**The problem**
Go through the listing below and gather every line with the word "page".

**Data provided**

>> START

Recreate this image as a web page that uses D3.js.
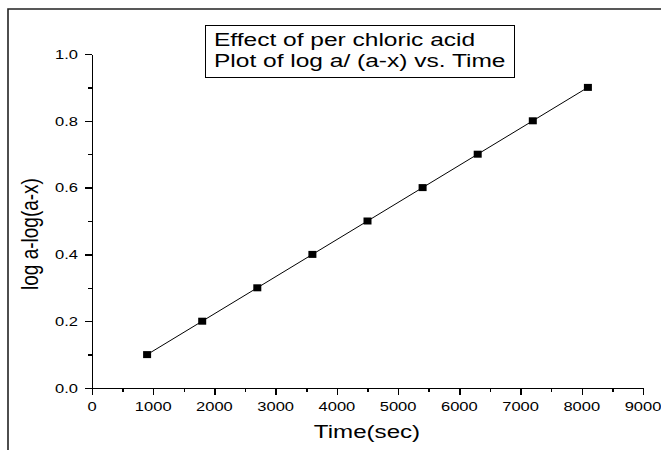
<!DOCTYPE html>
<meta charset="utf-8">
<script src="https://d3js.org/d3.v7.min.js"></script>
<style>
body { margin: 0; background: #fff; }
text { font-family: "Liberation Sans", Arial, sans-serif; fill: #000; }
.axis path, .axis line { stroke: #000; stroke-width: 1.5; shape-rendering: crispEdges; }
</style>
<svg id="chart" width="661" height="450"></svg>
<script>
// data
var timeSec = [900, 1800, 2700, 3600, 4500, 5400, 6300, 7200, 8100];
var logRatio = [0.1, 0.2, 0.3, 0.4, 0.5, 0.6, 0.7, 0.8, 0.9];
var xTicks = [0, 1000, 2000, 3000, 4000, 5000, 6000, 7000, 8000, 9000];
var xMinor = [500, 1500, 2500, 3500, 4500, 5500, 6500, 7500, 8500];
var yTicks = [0.0, 0.2, 0.4, 0.6, 0.8, 1.0];
var yMinor = [0.1, 0.3, 0.5, 0.7, 0.9];
var legendLines = ["Effect of per chloric acid", "Plot of log a/ (a-x) vs. Time"];

var sx = 1.27; // the original picture is stretched sideways

var svg = d3.select("#chart");

var x = d3.scaleLinear().domain([0, 9000]).range([92, 643]);
var y = d3.scaleLinear().domain([0, 1]).range([388, 54]);

// outer frame (top and left only, the rest is cut off)
svg.append("path")
  .attr("d", "M8,450 L8,9 L661,9")
  .attr("fill", "none")
  .attr("stroke", "#222")
  .attr("stroke-width", 1.6);

// axes
svg.append("g").attr("class", "axis")
  .attr("transform", "translate(0," + y(0) + ")")
  .call(d3.axisBottom(x).tickValues(xMinor).tickSize(4).tickSizeOuter(0).tickFormat(""));
svg.append("g").attr("class", "axis")
  .attr("transform", "translate(0," + y(0) + ")")
  .call(d3.axisBottom(x).tickValues(xTicks).tickSize(7).tickSizeOuter(0).tickFormat(""));
svg.append("g").attr("class", "axis")
  .attr("transform", "translate(" + x(0) + ",0)")
  .call(d3.axisLeft(y).tickValues(yMinor).tickSize(4).tickSizeOuter(0).tickFormat(""));
svg.append("g").attr("class", "axis")
  .attr("transform", "translate(" + x(0) + ",0)")
  .call(d3.axisLeft(y).tickValues(yTicks).tickSize(7).tickSizeOuter(0).tickFormat(""));

// tick labels
svg.append("g").selectAll("text")
  .data(xTicks)
  .enter().append("text")
    .attr("transform", function(d){ return "translate(" + x(d) + ",411) scale(" + sx + ",1)"; })
    .attr("text-anchor", "middle")
    .style("font-size", "13px")
    .text(function(d){ return d; });

svg.append("g").selectAll("text")
  .data(yTicks)
  .enter().append("text")
    .attr("transform", function(d){ return "translate(78," + (y(d) + 4.7) + ") scale(" + sx + ",1)"; })
    .attr("text-anchor", "end")
    .style("font-size", "13px")
    .text(function(d){ return d.toFixed(1); });

// axis titles
svg.append("text")
  .attr("transform", "translate(367,438) scale(" + sx + ",1)")
  .attr("text-anchor", "middle")
  .style("font-size", "19px")
  .text("Time(sec)");

svg.append("text")
  .attr("transform", "translate(38,234) scale(" + sx + ",1) rotate(-90)")
  .attr("text-anchor", "middle")
  .style("font-size", "19px")
  .text("log a-log(a-x)");

// line and markers
var pts = timeSec.map(function(t, i){ return [t, logRatio[i]]; });

svg.append("path")
  .datum(pts)
  .attr("fill", "none")
  .attr("stroke", "#000")
  .attr("stroke-width", 1)
  .attr("d", d3.line().x(function(d){ return x(d[0]); }).y(function(d){ return y(d[1]); }));

svg.append("g").selectAll("rect")
  .data(pts)
  .enter().append("rect")
    .attr("x", function(d){ return x(d[0]) - 4; })
    .attr("y", function(d){ return y(d[1]) - 3.5; })
    .attr("width", 8)
    .attr("height", 7)
    .attr("fill", "#000");

// legend box
svg.append("rect")
  .attr("x", 205.5).attr("y", 25.5)
  .attr("width", 309).attr("height", 52)
  .attr("fill", "#fff")
  .attr("stroke", "#000")
  .attr("stroke-width", 1);

svg.append("g").selectAll("text")
  .data(legendLines)
  .enter().append("text")
    .attr("transform", function(d, i){ return "translate(214," + (46 + i * 21) + ") scale(1.34,1)"; })
    .style("font-size", "18.3px")
    .text(function(d){ return d; });
</script>
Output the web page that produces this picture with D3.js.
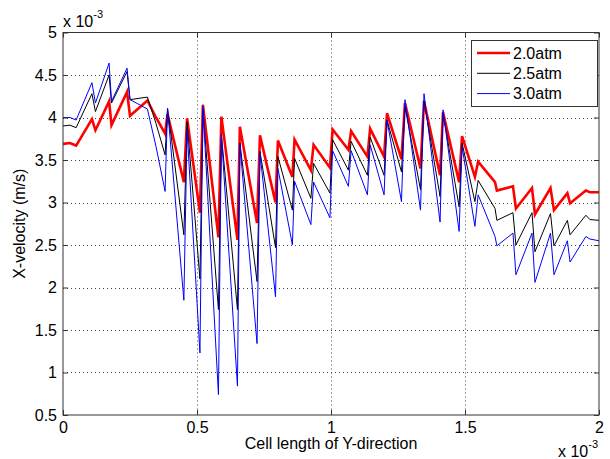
<!DOCTYPE html>
<meta charset="utf-8">
<script src="https://d3js.org/d3.v7.min.js"></script>
<style>
  body { margin: 0; background: #fff; }
  text { font-family: Arial, "Liberation Sans", sans-serif; fill: #000; }
</style>
<div id="chart"></div>
<script>
  // x positions, in units of 1e-3
  const cellX = [0, 0.026, 0.049, 0.108, 0.121, 0.172, 0.181, 0.239, 0.250, 0.315,
    0.347, 0.381, 0.390, 0.451, 0.463, 0.511, 0.522, 0.580, 0.591, 0.651,
    0.660, 0.724, 0.735, 0.793, 0.802, 0.856, 0.864, 0.925, 0.935, 0.996,
    1.006, 1.065, 1.075, 1.136, 1.146, 1.198, 1.209, 1.263, 1.276, 1.334,
    1.347, 1.407, 1.418, 1.478, 1.489, 1.537, 1.549, 1.612, 1.619, 1.679,
    1.690, 1.750, 1.761, 1.819, 1.832, 1.882, 1.892, 1.951, 1.966, 2.0];

  // x-velocity, in units of 1e-3 m/s
  const vel20 = [3.69, 3.70, 3.67, 3.98, 3.85, 4.19, 3.91, 4.30, 4.02, 4.20,
    4.00, 3.81, 4.04, 3.24, 3.99, 2.88, 4.15, 2.59, 4.01, 2.56,
    3.89, 2.76, 3.79, 3.00, 3.73, 3.30, 3.74, 3.38, 3.68, 3.41,
    3.86, 3.62, 3.84, 3.54, 3.87, 3.54, 4.05, 3.51, 4.17, 3.40,
    4.19, 3.32, 4.06, 3.24, 3.78, 3.30, 3.48, 3.24, 3.14, 3.19,
    2.93, 3.17, 2.86, 3.17, 2.91, 3.11, 2.99, 3.14, 3.12, 3.12];

  const vel25 = [3.90, 3.91, 3.88, 4.28, 4.07, 4.50, 4.17, 4.54, 4.21, 4.24,
    3.93, 3.56, 4.11, 2.62, 3.95, 2.10, 4.10, 1.74, 3.80, 1.74,
    3.70, 2.07, 3.60, 2.47, 3.54, 2.91, 3.52, 3.05, 3.46, 3.11,
    3.74, 3.38, 3.72, 3.32, 3.77, 3.32, 3.97, 3.36, 4.13, 3.15,
    4.20, 3.07, 4.05, 2.95, 3.70, 3.01, 3.26, 2.93, 2.79, 2.88,
    2.50, 2.88, 2.42, 2.87, 2.49, 2.79, 2.62, 2.85, 2.80, 2.79];

  const vel30 = [4.00, 4.00, 3.97, 4.41, 4.17, 4.64, 4.19, 4.58, 4.21, 4.10,
    3.66, 3.13, 4.11, 1.85, 3.85, 1.23, 4.13, 0.74, 3.80, 0.84,
    3.69, 1.34, 3.58, 1.89, 3.40, 2.50, 3.25, 2.74, 3.24, 2.82,
    3.61, 3.19, 3.61, 3.09, 3.68, 3.09, 3.97, 3.01, 4.21, 2.91,
    4.28, 2.77, 4.09, 2.66, 3.66, 2.72, 3.09, 2.60, 2.49, 2.64,
    2.15, 2.64, 2.06, 2.64, 2.15, 2.55, 2.30, 2.60, 2.57, 2.55];

  const seriesNames = ["2.0atm", "2.5atm", "3.0atm"];
  const xTicks = [0, 0.5, 1, 1.5, 2];
  const yTicks = [0.5, 1, 1.5, 2, 2.5, 3, 3.5, 4, 4.5, 5];

  const width = 610, height = 459;
  const margin = {top: 32.5, right: 11, bottom: 44, left: 63};

  const svg = d3.select("#chart").append("svg")
    .attr("width", width)
    .attr("height", height);

  const x = d3.scaleLinear().domain([0, 2]).range([margin.left, width - margin.right]);
  const y = d3.scaleLinear().domain([0.5, 5]).range([height - margin.bottom, margin.top]);

  const x0 = x.range()[0], x1 = x.range()[1];
  const y0 = y.range()[0], y1 = y.range()[1];

  // dotted grid
  const grid = svg.append("g")
    .attr("stroke", "#444")
    .attr("stroke-width", 1)
    .attr("stroke-dasharray", "1,3");
  grid.selectAll(".gx").data(xTicks.slice(1, -1)).join("line")
    .attr("x1", d => Math.round(x(d)) + 0.5).attr("x2", d => Math.round(x(d)) + 0.5)
    .attr("y1", y1).attr("y2", y0);
  grid.selectAll(".gy").data(yTicks.slice(1, -1)).join("line")
    .attr("x1", x0).attr("x2", x1)
    .attr("y1", d => Math.round(y(d)) + 0.5).attr("y2", d => Math.round(y(d)) + 0.5);

  // data lines
  const line = d3.line()
    .x((d, i) => x(cellX[i]))
    .y(d => y(d));

  const styles = [
    {data: vel20, color: "#ff0000", w: 2.6},
    {data: vel25, color: "#000000", w: 1},
    {data: vel30, color: "#0000ff", w: 1}
  ];

  svg.append("g").selectAll("path").data(styles).join("path")
    .attr("d", d => line(d.data))
    .attr("fill", "none")
    .attr("stroke", d => d.color)
    .attr("stroke-width", d => d.w)
    .attr("stroke-linejoin", "miter");

  // axes box with inward ticks (MATLAB style)
  const axisColor = "#333";
  const xAxis = d3.axisBottom(x).tickValues(xTicks).tickSize(-5).tickPadding(7)
    .tickFormat(d3.format("~g"));
  const yAxis = d3.axisLeft(y).tickValues(yTicks).tickSize(-5).tickPadding(6)
    .tickFormat(d3.format("~g"));

  const gx = svg.append("g").attr("transform", `translate(0,${y0})`).call(xAxis);
  const gy = svg.append("g").attr("transform", `translate(${x0},0)`).call(yAxis);
  const gxTop = svg.append("g").attr("transform", `translate(0,${y1})`)
    .call(d3.axisTop(x).tickValues(xTicks).tickSize(-5).tickFormat(""));
  const gyRight = svg.append("g").attr("transform", `translate(${x1},0)`)
    .call(d3.axisRight(y).tickValues(yTicks).tickSize(-5).tickFormat(""));

  [gx, gy, gxTop, gyRight].forEach(g => {
    g.select(".domain").remove();
    g.selectAll(".tick line").attr("stroke", axisColor);
    g.selectAll("text").attr("font-size", 16).attr("fill", "#000")
      .attr("font-family", "Arial, 'Liberation Sans', sans-serif");
  });

  svg.append("rect")
    .attr("x", x0).attr("y", y1)
    .attr("width", x1 - x0).attr("height", y0 - y1)
    .attr("fill", "none").attr("stroke", axisColor).attr("stroke-width", 1);

  // exponent notes
  const topNote = svg.append("text").attr("x", x0).attr("y", 27).attr("font-size", 16);
  topNote.append("tspan").text("x 10");
  topNote.append("tspan").attr("font-size", 11).attr("dy", -9).text("-3");

  const botNote = svg.append("text").attr("x", 558).attr("y", 457).attr("font-size", 16);
  botNote.append("tspan").text("x 10");
  botNote.append("tspan").attr("font-size", 11).attr("dy", -9).text("-3");

  // axis titles
  svg.append("text")
    .attr("x", (x0 + x1) / 2).attr("y", 449)
    .attr("text-anchor", "middle").attr("font-size", 16)
    .text("Cell length of Y-direction");

  svg.append("text")
    .attr("transform", `translate(25,${(y0 + y1) / 2}) rotate(-90)`)
    .attr("text-anchor", "middle").attr("font-size", 16)
    .text("X-velocity (m/s)");

  // legend
  const legend = svg.append("g");
  legend.append("rect")
    .attr("x", 471.5).attr("y", 40.5).attr("width", 126).attr("height", 66)
    .attr("fill", "#fff").attr("stroke", "#333");
  const rows = legend.selectAll("g.row").data(styles).join("g")
    .attr("transform", (d, i) => `translate(0,${53 + i * 20.3})`);
  rows.append("line")
    .attr("x1", 477).attr("x2", 510)
    .attr("stroke", d => d.color)
    .attr("stroke-width", d => d.w);
  rows.append("text")
    .attr("x", 513).attr("dy", "0.35em").attr("font-size", 16)
    .text((d, i) => seriesNames[i]);
</script>
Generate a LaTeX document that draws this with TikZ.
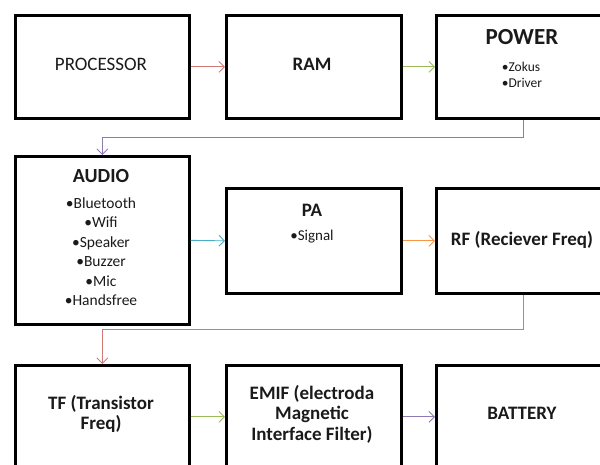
\documentclass[tikz,border=0pt]{standalone}
\usepackage{fontspec}
\setmainfont{Carlito}
\usetikzlibrary{arrows.meta}
\definecolor{cred}{HTML}{D07A78}
\definecolor{cgreen}{HTML}{9BBB59}
\definecolor{cpurple}{HTML}{8E79B0}
\definecolor{cblue}{HTML}{4BACC6}
\definecolor{corange}{HTML}{F79646}
\definecolor{txt}{HTML}{1A1A1A}
\tikzset{
  blockbox/.style={draw=black, line width=2.7pt, rectangle, inner sep=0pt, anchor=north west},
  conn/.style={line width=0.9pt, -{Straight Barb[length=5.5pt,width=11pt]}},
  lbl/.style={text=txt, inner sep=0pt, align=center, font=\fontsize{19}{23}\selectfont\bfseries},
  lblreg/.style={text=txt, inner sep=0pt, align=center, font=\fontsize{19}{23}\selectfont},
  items/.style={text=txt, inner sep=0pt, align=center, font=\fontsize{15.5}{19.5}\selectfont},
}
\begin{document}
\begin{tikzpicture}[x=1pt,y=-1pt]
\useasboundingbox (0,0) rectangle (600,465);
\clip (0,0) rectangle (600,465);
% boxes
\node[blockbox, minimum width=174pt, minimum height=103pt] (proc) at (14,14) {};
\node[blockbox, minimum width=175pt, minimum height=103pt] (ram) at (225,14) {};
\node[blockbox, minimum width=175pt, minimum height=103pt] (power) at (435,14) {};
\node[blockbox, minimum width=174pt, minimum height=168pt] (audio) at (14,155) {};
\node[blockbox, minimum width=175pt, minimum height=105pt] (pa) at (225,187) {};
\node[blockbox, minimum width=175pt, minimum height=105pt] (rf) at (435,187) {};
\node[blockbox, minimum width=174pt, minimum height=103pt] (tf) at (14,364) {};
\node[blockbox, minimum width=175pt, minimum height=103pt] (emif) at (225,364) {};
\node[blockbox, minimum width=175pt, minimum height=103pt] (batt) at (435,364) {};
% texts
\node[lblreg] (tproc) at (101,64) {PROCESSOR};
\node[lbl] (tram) at (312,64) {RAM};
\node[lbl, font=\fontsize{23}{26}\selectfont\bfseries] (tpower) at (522,37) {POWER};
\node[items, align=left, font=\fontsize{13.5}{16}\selectfont] (ipower) at (522,75) {•Zokus\\•Driver};
\node[lbl, font=\fontsize{20}{24}\selectfont\bfseries] (taudio) at (101,176) {AUDIO};
\node[items] (iaudio) at (101,251.5) {•Bluetooth\\•Wifi\\•Speaker\\•Buzzer\\•Mic\\•Handsfree};
\node[lbl] (tpa) at (312,210) {PA};
\node[items, font=\fontsize{15}{19}\selectfont] (ipa) at (312,237) {•Signal};
\node[lbl, font=\fontsize{19}{22}\selectfont\bfseries] (trf) at (522,240) {RF (Reciever Freq)};
\node[lbl, font=\fontsize{19}{20}\selectfont\bfseries] (ttf) at (101,414) {TF (Transistor\\Freq)};
\node[lbl, font=\fontsize{19}{20.5}\selectfont\bfseries] (temif) at (312,414) {EMIF (electroda\\Magnetic\\Interface Filter)};
\node[lbl] (tbatt) at (522,413) {BATTERY};
% connectors
\draw[conn, cred] (proc.east) -- (ram.west);
\draw[conn, cgreen] (ram.east) -- (power.west);
\draw[conn, cpurple] (power.south) -- ++(0,18) -| (audio.north);
\draw[conn, cblue] (audio.east) -- (pa.west);
\draw[conn, corange] (pa.east) -- (rf.west);
\draw[conn, cred] (rf.south) -- ++(0,35) -| (tf.north);
\draw[conn, cgreen] (tf.east) -- (emif.west);
\draw[conn, cpurple] (emif.east) -- (batt.west);
\end{tikzpicture}
\end{document}
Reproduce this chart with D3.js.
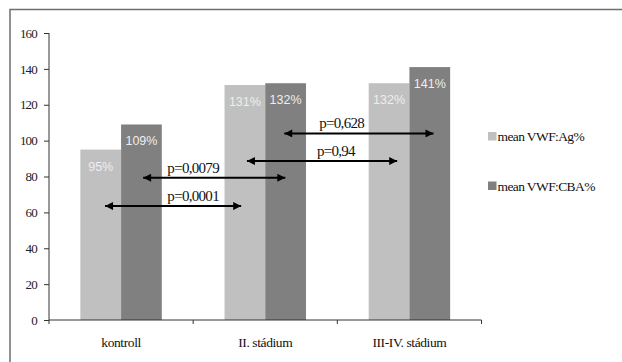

>> END

**Expected output**
Recreate this image as a web page that uses D3.js.
Output the web page that produces this picture with D3.js.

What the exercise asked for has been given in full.